**WORK TO COMPLETE:**
Leaving the pictures aside, transcribe every line below exactly.

***** DATASET EXCERPT *****

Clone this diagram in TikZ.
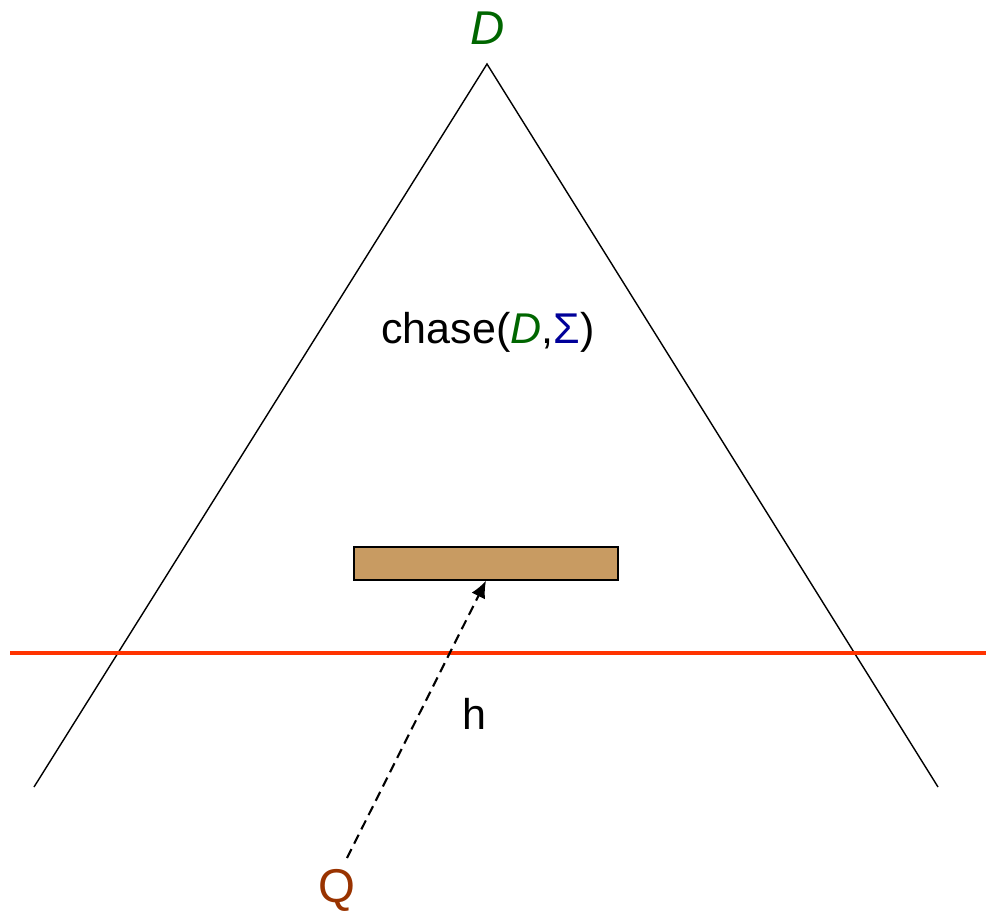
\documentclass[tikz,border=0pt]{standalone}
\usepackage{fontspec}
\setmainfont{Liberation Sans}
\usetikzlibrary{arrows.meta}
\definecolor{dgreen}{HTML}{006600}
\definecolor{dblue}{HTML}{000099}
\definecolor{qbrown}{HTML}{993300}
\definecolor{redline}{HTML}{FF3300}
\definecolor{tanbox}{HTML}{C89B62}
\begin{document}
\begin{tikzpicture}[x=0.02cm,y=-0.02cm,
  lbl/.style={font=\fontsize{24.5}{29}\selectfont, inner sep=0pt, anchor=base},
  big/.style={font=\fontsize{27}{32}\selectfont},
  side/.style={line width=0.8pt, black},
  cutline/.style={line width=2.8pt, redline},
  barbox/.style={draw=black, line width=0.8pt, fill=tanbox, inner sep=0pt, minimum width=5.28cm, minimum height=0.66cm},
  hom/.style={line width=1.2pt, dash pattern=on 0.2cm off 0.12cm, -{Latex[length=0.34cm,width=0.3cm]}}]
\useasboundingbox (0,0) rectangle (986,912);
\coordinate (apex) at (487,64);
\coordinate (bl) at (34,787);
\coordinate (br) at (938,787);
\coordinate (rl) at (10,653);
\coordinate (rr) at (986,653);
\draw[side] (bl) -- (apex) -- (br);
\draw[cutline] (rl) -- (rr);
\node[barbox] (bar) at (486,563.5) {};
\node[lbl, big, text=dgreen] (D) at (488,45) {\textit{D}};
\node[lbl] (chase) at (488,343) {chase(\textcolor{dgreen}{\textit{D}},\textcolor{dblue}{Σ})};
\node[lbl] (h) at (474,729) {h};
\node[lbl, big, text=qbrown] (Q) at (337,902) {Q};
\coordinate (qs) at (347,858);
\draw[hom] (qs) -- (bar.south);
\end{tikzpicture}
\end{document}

*****

**EXERCISE SOLUTION:**
Clone this diagram in TikZ.
\documentclass[tikz,border=0pt]{standalone}
\usepackage{fontspec}
\setmainfont{Liberation Sans}
\usetikzlibrary{arrows.meta}
\definecolor{dgreen}{HTML}{006600}
\definecolor{dblue}{HTML}{000099}
\definecolor{qbrown}{HTML}{993300}
\definecolor{redline}{HTML}{FF3300}
\definecolor{tanbox}{HTML}{C89B62}
\begin{document}
\begin{tikzpicture}[x=0.02cm,y=-0.02cm,
  lbl/.style={font=\fontsize{24.5}{29}\selectfont, inner sep=0pt, anchor=base},
  big/.style={font=\fontsize{27}{32}\selectfont},
  side/.style={line width=0.8pt, black},
  cutline/.style={line width=2.8pt, redline},
  barbox/.style={draw=black, line width=0.8pt, fill=tanbox, inner sep=0pt, minimum width=5.28cm, minimum height=0.66cm},
  hom/.style={line width=1.2pt, dash pattern=on 0.2cm off 0.12cm, -{Latex[length=0.34cm,width=0.3cm]}}]
\useasboundingbox (0,0) rectangle (986,912);
\coordinate (apex) at (487,64);
\coordinate (bl) at (34,787);
\coordinate (br) at (938,787);
\coordinate (rl) at (10,653);
\coordinate (rr) at (986,653);
\draw[side] (bl) -- (apex) -- (br);
\draw[cutline] (rl) -- (rr);
\node[barbox] (bar) at (486,563.5) {};
\node[lbl, big, text=dgreen] (D) at (488,45) {\textit{D}};
\node[lbl] (chase) at (488,343) {chase(\textcolor{dgreen}{\textit{D}},\textcolor{dblue}{Σ})};
\node[lbl] (h) at (474,729) {h};
\node[lbl, big, text=qbrown] (Q) at (337,902) {Q};
\coordinate (qs) at (347,858);
\draw[hom] (qs) -- (bar.south);
\end{tikzpicture}
\end{document}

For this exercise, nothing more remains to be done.